San Francisco Chronicle by Spud Hilton

The zydeco group Flambeau performs at last year's Sacramento Jazz Jubilee, which includes many genres of poplar music.

Music men, women flood River City for annual Jubilee.
Strolling through Old Sacramento on Memorial Day weekend is just asking for auditory whiplash. A barreling "Panama Rag" charges from the Chautauqua tent on the right. Snap. A mournful "Mood Indigo" sneaks up from a bistro on the left. Snap. In the alley ahead, a one-man band with "I'm a Jazz Nut" on his shirt kazoos and thumps his way through "I Like Bananas Because They Have No Bones."

It's enough to make a opera-lover's head explode -- and it's everywhere.

More than most other large festivals, the Sacramento Jazz Jubilee showcases the city as well as a genre of music. The four-day party with vintage songs, dancing and clothing makes even Old Sacramento look younger. It's the best chance to visit the town when it's dressed up for company and to sample 150 bands playing across the city, from the Sacramento River to State Fair grounds.

It's like a weekend in New Orleans, but closer, cleaner, with fewer drunks and, frankly, more authentic early jazz than the "tourist Dixie" that infests the Big Easy nowadays.

The festival grew out of a few gigs in 1969 when the fledgling Sacramento Traditional Jazz Society supplied music for fund-raisers to save the Delta King steamboat, which had been moldering at a dock on the Sacramento River.

It took four years for the idea to become a committee, but the festival started a year after that, albeit on a smaller scale than the current Jubilee -- just six venues, 19 bands and 5,000 die-hard jazz fans. Two bands -- the Fulton Street Jazz Band and Oregon Jazz Band -- played the first festival in 1974 and in every one since.

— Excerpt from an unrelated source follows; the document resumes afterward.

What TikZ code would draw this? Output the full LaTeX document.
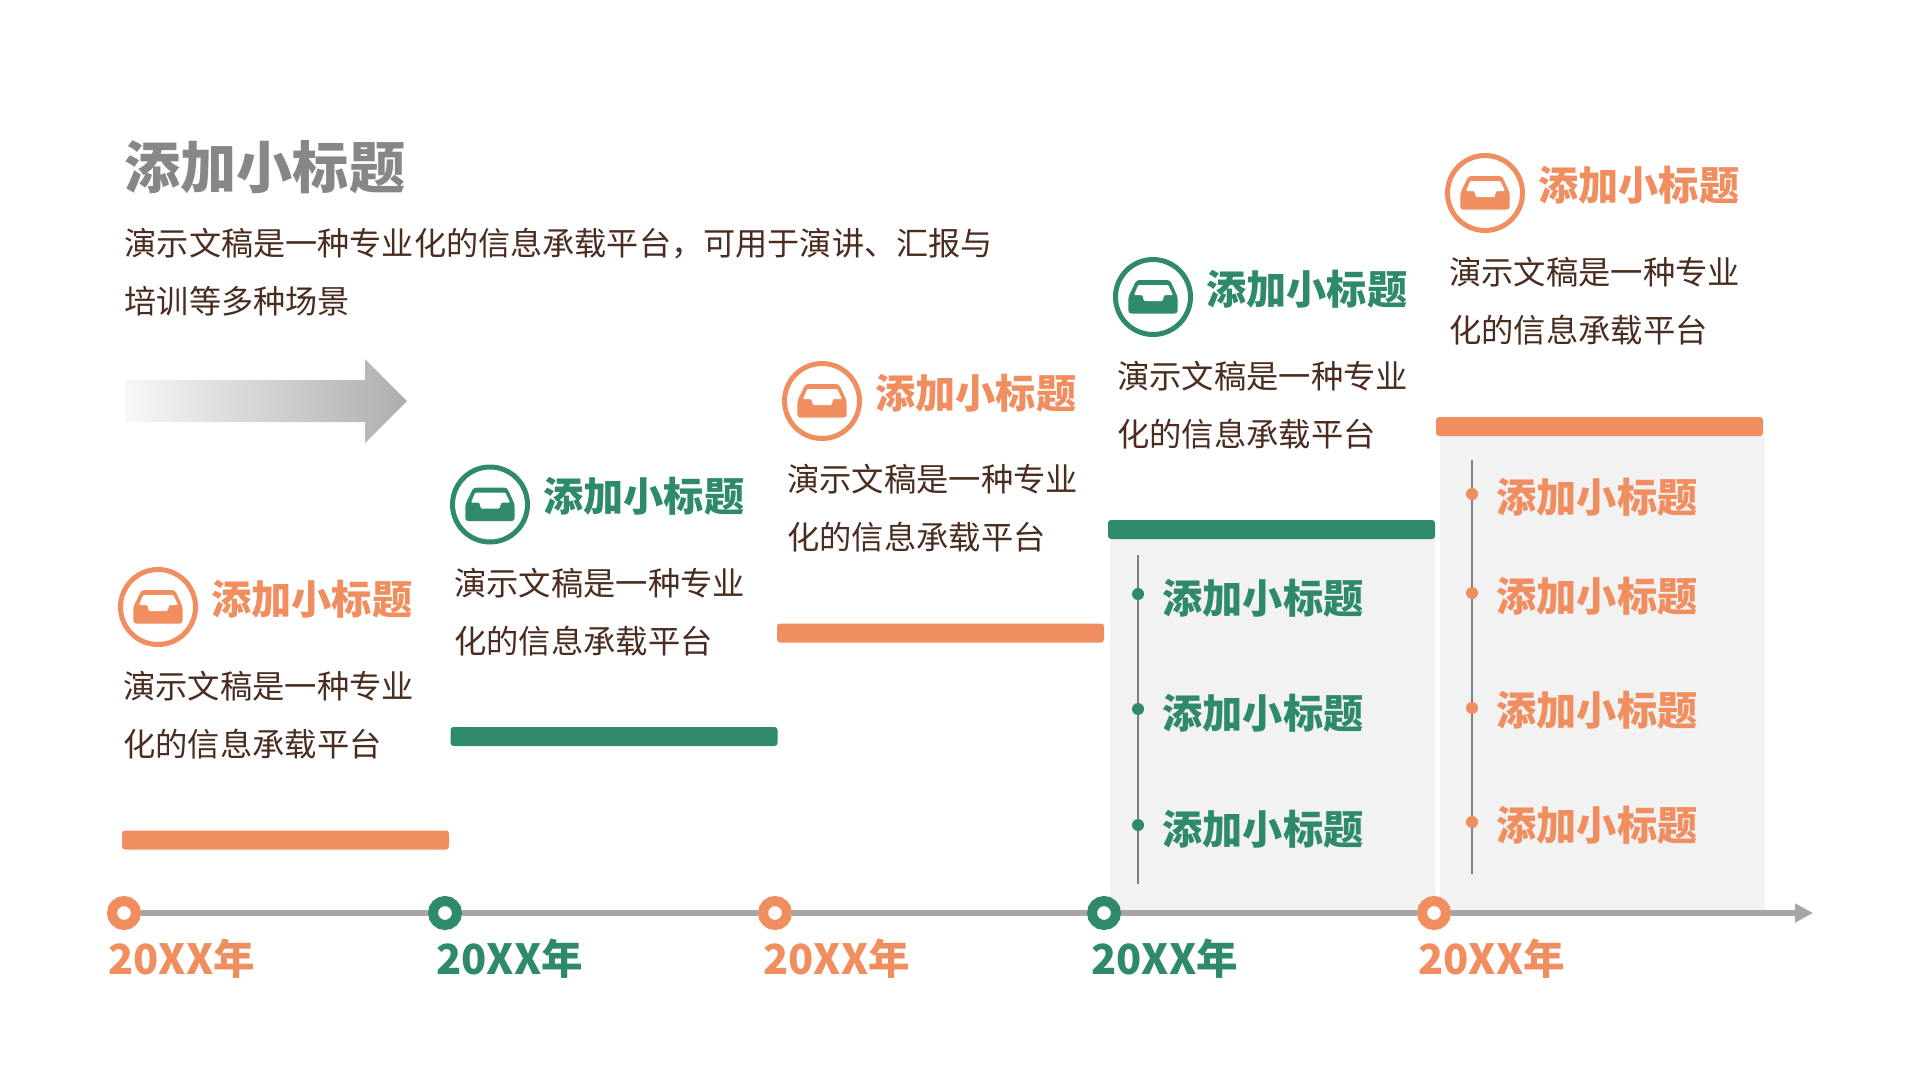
\documentclass[tikz,border=0pt]{standalone}
\usepackage{fontspec}
\setmainfont{Noto Sans CJK SC}
\newfontfamily\heavyfont{Noto Sans CJK SC Black}
\usetikzlibrary{positioning, arrows.meta}

\definecolor{coral}{HTML}{F08E5F}
\definecolor{pine}{HTML}{2F8A6B}
\definecolor{bodybrown}{HTML}{4A2C20}

\tikzset{
    x=1pt, y=-1pt,
    icon/.style={draw=#1, circle, line width=5pt, minimum size=75pt, inner sep=0pt},
    heading/.style={text=#1, inner sep=0pt, font=\fontsize{40.2}{40}\selectfont\heavyfont},
    bodytext/.style={text=bodybrown, inner sep=0pt, align=left, font=\fontsize{32.3}{58}\selectfont},
    bar/.style={fill=#1, rounded corners=3pt, minimum width=327pt, minimum height=19pt, inner sep=0pt},
    panel/.style={fill=black!5, anchor=north west, minimum width=325pt, inner sep=0pt},
    ring/.style={draw=#1, fill=white, circle, line width=10pt, minimum size=24pt, inner sep=0pt},
    year/.style={text=#1, inner sep=0pt, anchor=west, font=\fontsize{41.5}{41.5}\selectfont\bfseries},
    dot/.style={fill=#1, circle, minimum size=12pt, inner sep=0pt},
    stem/.style={draw=black!50, line width=2pt},
    timeline/.style={draw=black!35, line width=6pt},
    tray/.pic={
        \path[pic actions, rounded corners=3pt] (-16.5,-17) -- (17,-17) -- (24.7,0) -- (24.7,16.5) -- (-24.7,16.5) -- (-24.7,0) -- cycle;
        \fill[white, rounded corners=1pt] (-14.7,-12) -- (15.3,-12) -- (20,-2) -- (11.3,-2) -- (9.5,4) -- (-9,4) -- (-10.7,-2) -- (-19,-2) -- cycle;
    }
}

\begin{document}
\begin{tikzpicture}
    \useasboundingbox (0,0) rectangle (1920,1080);

    \node[text=black!47, inner sep=0pt, anchor=west, font=\fontsize{56.2}{56}\selectfont\heavyfont] (T) at (124,167) {添加小标题};
    \node[bodytext, anchor=north west, font=\fontsize{32.15}{58}\selectfont] (TB) at (124.5,228) {演示文稿是一种专业化的信息承载平台，可用于演讲、汇报与\\培训等多种场景};
    \shade[left color=black!3, right color=black!32] (125,380) -- (365,380) -- (365,359) -- (407,401) -- (365,443) -- (365,422) -- (125,422) -- cycle;

    % panels under the last two steps
    \node[panel, minimum height=371pt] (P4) at (1110,539) {};
    \node[panel, minimum height=474pt] (P5) at (1440,436) {};

    % steps
    \node[icon=coral] (I1) at (158,607) {};
    \node[icon=pine] (I2) at (490,504.5) {};
    \node[icon=coral] (I3) at (822,401) {};
    \node[icon=pine] (I4) at (1153,297) {};
    \node[icon=coral] (I5) at (1485,193) {};

    \pic[fill=coral] at (I1) {tray};
    \pic[fill=pine] at (I2) {tray};
    \pic[fill=coral] at (I3) {tray};
    \pic[fill=pine] at (I4) {tray};
    \pic[fill=coral] at (I5) {tray};

    \node[heading=coral, right=13pt of I1, yshift=8pt] (H1) {添加小标题};
    \node[heading=pine, right=13pt of I2, yshift=8pt] (H2) {添加小标题};
    \node[heading=coral, right=13pt of I3, yshift=8pt] (H3) {添加小标题};
    \node[heading=pine, right=13pt of I4, yshift=8pt] (H4) {添加小标题};
    \node[heading=coral, right=13pt of I5, yshift=8pt] (H5) {添加小标题};

    \node[bodytext, below=24pt of I1.south, anchor=north west, xshift=-35pt] (B1) {演示文稿是一种专业\\化的信息承载平台};
    \node[bodytext, below=23pt of I2.south, anchor=north west, xshift=-36pt] (B2) {演示文稿是一种专业\\化的信息承载平台};
    \node[bodytext, below=23pt of I3.south, anchor=north west, xshift=-35pt] (B3) {演示文稿是一种专业\\化的信息承载平台};
    \node[bodytext, below=24pt of I4.south, anchor=north west, xshift=-36pt] (B4) {演示文稿是一种专业\\化的信息承载平台};
    \node[bodytext, below=24pt of I5.south, anchor=north west, xshift=-36pt] (B5) {演示文稿是一种专业\\化的信息承载平台};

    \node[bar=coral] (O1) at (285.5,840) {};
    \node[bar=pine] (O2) at (614,736.5) {};
    \node[bar=coral] (O3) at (940.5,633) {};
    \node[bar=pine] (O4) at (1271.5,529.5) {};
    \node[bar=coral] (O5) at (1599.5,426.5) {};

    % lists inside the panels
    \coordinate (L4a) at (1138,555);
    \coordinate (L4b) at (1138,884);
    \draw[stem] (L4a) -- (L4b);
    \node[dot=pine] (D41) at (1138,594) {};
    \node[dot=pine] (D42) at (1138,709) {};
    \node[dot=pine] (D43) at (1138,825) {};
    \node[heading=pine, right=18pt of D41, yshift=-4pt] (S41) {添加小标题};
    \node[heading=pine, right=18pt of D42, yshift=-4pt] (S42) {添加小标题};
    \node[heading=pine, right=18pt of D43, yshift=-4pt] (S43) {添加小标题};

    \coordinate (L5a) at (1472,460);
    \coordinate (L5b) at (1472,874);
    \draw[stem] (L5a) -- (L5b);
    \node[dot=coral] (D51) at (1472,494) {};
    \node[dot=coral] (D52) at (1472,593) {};
    \node[dot=coral] (D53) at (1472,708) {};
    \node[dot=coral] (D54) at (1472,822) {};
    \node[heading=coral, right=18pt of D51, yshift=-3pt] (S51) {添加小标题};
    \node[heading=coral, right=18pt of D52, yshift=-3pt] (S52) {添加小标题};
    \node[heading=coral, right=18pt of D53, yshift=-2pt] (S53) {添加小标题};
    \node[heading=coral, right=18pt of D54, yshift=-3pt] (S54) {添加小标题};

    % time axis
    \node[ring=coral] (Y1) at (124,913) {};
    \node[ring=pine] (Y2) at (445,913) {};
    \node[ring=coral] (Y3) at (775,913) {};
    \node[ring=pine] (Y4) at (1104,913) {};
    \node[ring=coral] (Y5) at (1434,913) {};
    \coordinate (Yend) at (1813,913);

    \draw[timeline] (Y1) -- (Y2);
    \draw[timeline] (Y2) -- (Y3);
    \draw[timeline] (Y3) -- (Y4);
    \draw[timeline] (Y4) -- (Y5);
    \draw[timeline, -{Triangle[length=18pt, width=18pt]}, black!35] (Y5) -- (Yend);

    \node[year=coral] (L1) at (108,959) {20XX年};
    \node[year=pine] (L2) at (436,959) {20XX年};
    \node[year=coral] (L3) at (763,959) {20XX年};
    \node[year=pine] (L4) at (1091,959) {20XX年};
    \node[year=coral] (L5) at (1418,959) {20XX年};
\end{tikzpicture}
\end{document}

"The very first year, the main concert site in Old Sacramento was an overgrown vacant lot," said Roger Krum, the festival's executive director.

These days the Jubilee draws about 100,000 visitors to 38 stages around the city, including the refurbished Delta King, now a popular hotel and restaurant, and operates with an army of 4,000 volunteers. And the days are long gone when Old Sacramento could contain the growing festival, which has expanded to the Sacramento Convention Center and the California Exposition & State Fair grounds (commonly Cal Expo) and a hotel complex nearby.

The Jubilee has expanded in more than just numbers and locations. Since the early '80s, event officials have added variations on traditional jazz or blues almost every year, folding in barbershop, blues, Gospel, Latin jazz, ragtime, swing, western swing and Zydeco. A little modern jazz will even slip in this year. Organizers a few years back even removed the word "Dixieland" from the event name to encourage a bigger audience. (In fairness, almost every large music festival eventually broadens the genre to attract more fans. This year's JazzFest in New Orleans featured Dave Matthews and Elvis Costello.)

"It's an event that's celebrating an American art form ... but the focus is on fun," Krum said. "It's not like sitting in a concert hall in a tuxedo."

Jubilee or not, Old Sacramento and downtown have plenty of diversions, musical and not, although that was not always so. During the festival's early years, Old Sacramento was still in the middle of a 30-year makeover from crumbling waterfront slum to historic district and tourism magnet. Even as jazz fans filled the streets and cash registers, many storefronts remained vacant.

In recent years, however, the transition is both evident and complete. Taking a break from the music and crowds is as easy as ducking into the extraordinary California State Railroad Museum, crossing Capitol Avenue to stroll the new riverfront promenade or browsing among the antique, boutique and novelty shops in the 19th century buildings (although it can seem during the Jubilee that it's impossible to find anything that doesn't say "jazz" on it).

The Jubilee also has co-opted the Downtown Plaza shopping mall on K Street, bringing in stages for free performances and, in the process, making the walk from Old Sacramento Town to the Convention Center a musical one. At the east end of the mall, an outside table at the River City Brewing Co. is among the best spots to relax with a pint of stout and a plate of calamari and take in a free show.

Tens of thousands of self-avowed jazz fanatics attend the festival religiously, as evidenced by the liberal use of arm garters, flapper dresses, sequined bow ties and straw boaters that light up "I (heart) Jazz!". But every year brings Jubilee neophytes, many baffled by the badges, buses and the prospect of choosing among the more than 1,000 separate performances during the event.

According to Krum, newbies should probably start where the festival did.

"Pick an area and spend a day there. Let the bands come to you rather than try to run around the various performance areas around town," he said. "Probably Old Sac is the best place. Then, venture out."

The very first step, however, is to pick up the festival program and read it cover to cover. That way you can choose your whiplash.